Obviously, DCF’s actions were inexcusable: The agency essentially permitted children to be imprisoned in inhumane conditions. (I’ve visited the building where the children were kept. It is not dissimilar to a minimum-security prison.) But the scandal raised a broader issue: Florida simply didn’t have enough foster parents to take in all these abused and abandoned children. What to do? One option frequently floated was to expand the pool of potential fosterers and adopters by allowing same-sex couples to take in children. The Florida legislature banned gay adoption in 1977, but times had changed, and the pressure on the foster care system had grown untenable.
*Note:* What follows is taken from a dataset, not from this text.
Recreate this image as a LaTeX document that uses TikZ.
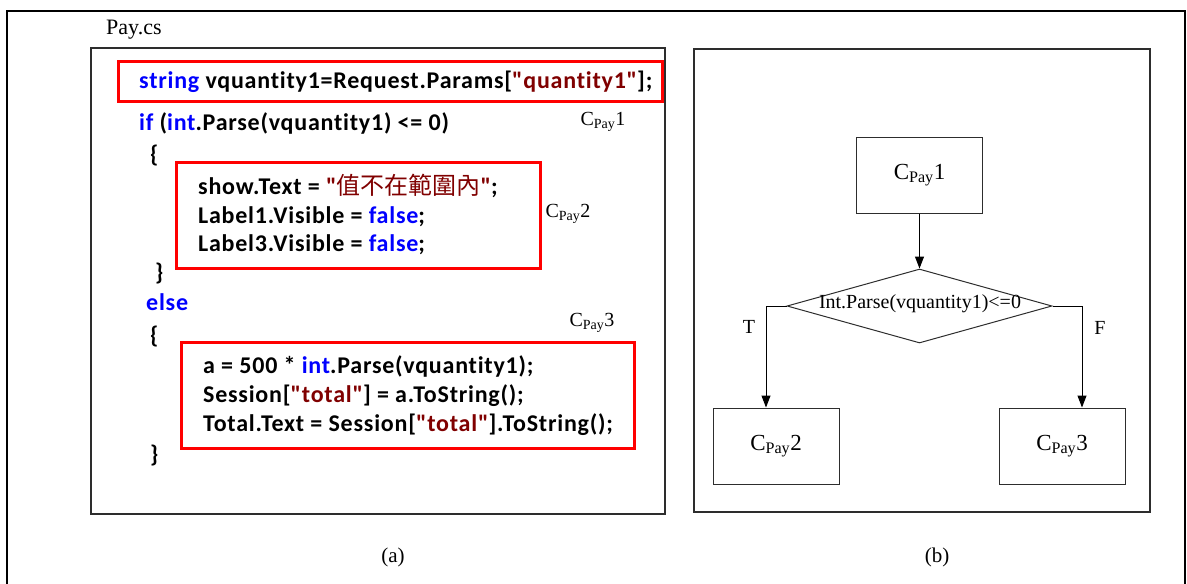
\documentclass[tikz,border=0pt]{standalone}
\usepackage{fontspec}
\setmainfont{Liberation Serif}
\newfontfamily\codefont[Ligatures=NoCommon,LetterSpace=3.2]{Carlito}
\newfontfamily\cjkfont{Noto Sans CJK TC}
\usetikzlibrary{shapes.geometric,arrows.meta}
\definecolor{kwblue}{RGB}{0,0,255}
\definecolor{strred}{RGB}{128,0,0}
\definecolor{boxred}{RGB}{255,0,0}
\definecolor{framegray}{RGB}{45,45,45}
\newcommand{\kw}[1]{\textcolor{kwblue}{#1}}
\newcommand{\strlit}[1]{\textcolor{strred}{#1}}
\newcommand{\cpay}[1]{C\textsubscript{Pay}#1}
\tikzset{
  code/.style={anchor=base west, inner sep=0pt, font=\codefont\bfseries\fontsize{24}{28}\selectfont},
  redbox/.style={draw=boxred, line width=3pt},
  panel/.style={draw=framegray, line width=1.2pt},
  flowbox/.style={draw=framegray, line width=1pt, minimum width=126pt, minimum height=76pt, inner sep=0pt, font=\fontsize{23}{26}\selectfont},
  arrow/.style={draw=black, line width=1pt, -{Triangle[length=12pt,width=9pt]}},
  tag/.style={inner sep=0pt, font=\fontsize{20}{23}\selectfont}
}
\begin{document}
\begin{tikzpicture}[x=1pt, y=-1pt]
	\useasboundingbox (0,0) rectangle (1187,584);
	% outer frame, open at the bottom
	\draw[line width=2pt] (7,584) -- (7,11) -- (1185,11) -- (1185,584);
	% (a) source code
	\node[anchor=west, inner sep=0pt, font=\fontsize{22}{26}\selectfont] (file) at (106,30) {Pay.cs};
	\draw[panel] (91,48) rectangle (665,514);
	\draw[redbox] (118,61) rectangle (662,101);
	\draw[redbox] (176,162) rectangle (540,268);
	\draw[redbox] (181,342) rectangle (634,448);
	\node[code] (l1) at (139,88) {\kw{string} vquantity1=Request.Params[\strlit{"quantity1"}];};
	\node[code] (l2) at (139,130) {\kw{if} (\kw{int}.Parse(vquantity1) <= 0)};
	\node[code] (l3) at (150,162) {\{};
	\node[code] (l4) at (198,194) {show.Text = \strlit{"{\cjkfont\mdseries 值不在範圍內}"};};
	\node[code] (l5) at (198,223) {Label1.Visible = \kw{false};};
	\node[code] (l6) at (198,251) {Label3.Visible = \kw{false};};
	\node[code] (l7) at (155,280) {\}};
	\node[code] (l8) at (146,310) {\kw{else}};
	\node[code] (l9) at (150,343) {\{};
	\node[code] (l10) at (203,373) {a = 500 * \kw{int}.Parse(vquantity1);};
	\node[code] (l11) at (203,402) {Session[\strlit{"total"}] = a.ToString();};
	\node[code] (l12) at (203,431) {Total.Text = Session[\strlit{"total"}].ToString();};
	\node[code] (l13) at (150,462) {\}};
	\node[tag] (t1) at (603,122) {\cpay{1}};
	\node[tag] (t2) at (568,214) {\cpay{2}};
	\node[tag] (t3) at (592,323) {\cpay{3}};
	\node[font=\fontsize{21}{24}\selectfont] (capa) at (393,557) {(a)};
	% (b) flow chart
	\draw[panel] (694,49) rectangle (1150,512);
	\node[flowbox] (c1) at (919.5,175) {\cpay{1}};
	\node[diamond, draw=framegray, line width=1pt, minimum width=265pt, minimum height=74pt, inner sep=0pt] (cond) at (919.5,306) {};
	\node[inner sep=0pt, font=\fontsize{20}{24}\selectfont] (condtext) at (920,304) {Int.Parse(vquantity1)<=0};
	\node[flowbox] (c2) at (776,446) {\cpay{2}};
	\node[flowbox] (c3) at (1062,446) {\cpay{3}};
	\draw[arrow] (c1) -- (cond);
	\draw[arrow] (cond.west) -| ([xshift=-10pt]c2.north);
	\draw[arrow] (cond.east) -| ([xshift=20pt]c3.north);
	\node[tag] (lt) at (749,327) {T};
	\node[tag] (lf) at (1100,328) {F};
	\node[font=\fontsize{21}{24}\selectfont] (capb) at (937,557) {(b)};
\end{tikzpicture}
\end{document}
Would the legislature reconsider the ban?

Rubio, who was then serving as the Florida House majority leader, instantly and emphatically quashed the idea.

“Some of these kids are the most disadvantaged in the state,” he said. “They shouldn’t be forced to be part of a social experiment.” Rubio, in other words, would rather see the children languish in the flawed foster care system than allow same-sex couples to take them in. The ban remained in effect until 2010, when a court finally struck it down.

Since then, Rubio has declined to walk back his “social experiment” remarks and continues to promote an anti-gay agenda on the campaign trail. (Most recently, he suggested he would appoint Supreme Court justices who would overturn Obergefell v. Hodges.) Somehow he has attracted pro-gay billionaire Paul Singer as a donor, but his rhetoric remains fiercely anti-gay. Some moderates may be tempted to dismiss Rubio’s stance as a distasteful party-pleasing necessity. But the candidate’s history suggests that he is fully committed to harming gay people through the law—and doesn’t mind children being collateral damage.